Knowing this doesn’t assume that life is meaningless and events are all random, rather our need for some certainty or fairness from life just doesn’t fit with how things work. Knowing this allows us to not feel so shocked and devastated when life doesn’t go our way, no matter how deserving of it we may feel.

We are faced with the humbling reality that we actually don’t really know how it works and neither does anyone else. (Be wary of anyone who claims with certainty they do.) This invites us to embrace the mystery and make peace with our inability to have it all worked out. Life is actually unfathomable and rather inheritably unfair and we may just have to leave it at that. From here we start to be able to live life on life’s terms, not ours. We live in how things are, rather how we expect them to be. It also anchors us more deeply in the present, as often grappling with life’s unfairness occurs around the processing of what was, rather than what is; what happened, rather than what’s happening.

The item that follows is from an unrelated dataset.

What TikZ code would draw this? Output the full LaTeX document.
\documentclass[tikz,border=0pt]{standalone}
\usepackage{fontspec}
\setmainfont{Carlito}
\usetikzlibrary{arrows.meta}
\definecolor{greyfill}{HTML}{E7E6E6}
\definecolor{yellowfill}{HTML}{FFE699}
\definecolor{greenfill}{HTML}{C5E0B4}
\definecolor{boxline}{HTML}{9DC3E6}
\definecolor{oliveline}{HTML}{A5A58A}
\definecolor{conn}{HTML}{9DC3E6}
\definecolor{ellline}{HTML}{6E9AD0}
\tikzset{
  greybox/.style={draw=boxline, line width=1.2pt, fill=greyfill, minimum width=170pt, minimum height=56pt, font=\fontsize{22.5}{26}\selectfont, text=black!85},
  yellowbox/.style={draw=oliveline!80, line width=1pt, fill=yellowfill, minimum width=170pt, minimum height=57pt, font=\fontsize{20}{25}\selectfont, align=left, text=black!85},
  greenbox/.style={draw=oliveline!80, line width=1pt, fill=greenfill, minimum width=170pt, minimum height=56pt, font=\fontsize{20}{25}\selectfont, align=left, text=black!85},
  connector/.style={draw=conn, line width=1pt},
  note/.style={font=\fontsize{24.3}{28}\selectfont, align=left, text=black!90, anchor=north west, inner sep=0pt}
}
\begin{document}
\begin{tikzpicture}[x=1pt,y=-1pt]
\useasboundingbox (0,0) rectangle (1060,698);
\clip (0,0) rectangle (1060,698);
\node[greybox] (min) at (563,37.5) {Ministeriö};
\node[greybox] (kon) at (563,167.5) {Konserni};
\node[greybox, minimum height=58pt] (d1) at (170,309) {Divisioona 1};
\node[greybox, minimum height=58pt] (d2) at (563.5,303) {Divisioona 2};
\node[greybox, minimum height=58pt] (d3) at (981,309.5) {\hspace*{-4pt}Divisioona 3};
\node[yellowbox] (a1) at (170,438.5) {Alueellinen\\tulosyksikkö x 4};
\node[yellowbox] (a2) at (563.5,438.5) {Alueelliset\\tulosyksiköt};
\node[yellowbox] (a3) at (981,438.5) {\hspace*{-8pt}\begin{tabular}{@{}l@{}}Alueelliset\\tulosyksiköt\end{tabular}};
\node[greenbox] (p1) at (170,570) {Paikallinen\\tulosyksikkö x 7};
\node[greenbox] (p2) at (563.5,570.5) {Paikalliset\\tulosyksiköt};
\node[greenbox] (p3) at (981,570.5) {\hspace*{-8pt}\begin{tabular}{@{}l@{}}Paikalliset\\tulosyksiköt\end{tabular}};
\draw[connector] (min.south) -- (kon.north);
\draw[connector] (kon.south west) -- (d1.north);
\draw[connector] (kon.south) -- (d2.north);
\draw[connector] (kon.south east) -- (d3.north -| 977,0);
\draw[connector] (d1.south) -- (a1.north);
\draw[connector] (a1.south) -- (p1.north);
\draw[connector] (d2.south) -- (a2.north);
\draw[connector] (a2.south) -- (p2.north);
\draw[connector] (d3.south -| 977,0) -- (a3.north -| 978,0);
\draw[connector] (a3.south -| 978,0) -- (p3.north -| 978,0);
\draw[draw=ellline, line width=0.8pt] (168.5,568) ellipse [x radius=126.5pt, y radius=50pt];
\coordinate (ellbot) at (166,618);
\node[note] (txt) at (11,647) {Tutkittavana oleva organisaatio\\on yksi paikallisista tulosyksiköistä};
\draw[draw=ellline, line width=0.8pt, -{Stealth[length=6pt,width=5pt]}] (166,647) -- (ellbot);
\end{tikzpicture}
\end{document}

In my experience this is not easy. That need to make our own tacit rules, to set up some  laws of life and rules that follow some kind of order, runs very deep within us. The utter uncertainty of life and its unpredictable twists and turns threatens our ego’s need for control and security. “Relax, nothing is under control”, is easier said than done. Yet as we come back to the simple act of acceptance this can give us a certain kind of peace. Acceptance of not knowing isn’t capitulation or defeat. Rather just questioning the legitimacy that somehow we have a right to know everything or the vanity and narcissism that this is even somehow its’ possible. As we no longer command the tides of  life, we really start be at home with our life. So we can look at our lives like the night sky littered with stars. As we gaze in awe above we just surrender to the fact its beauty, mystery and depth is just unfathomable and that’s ok.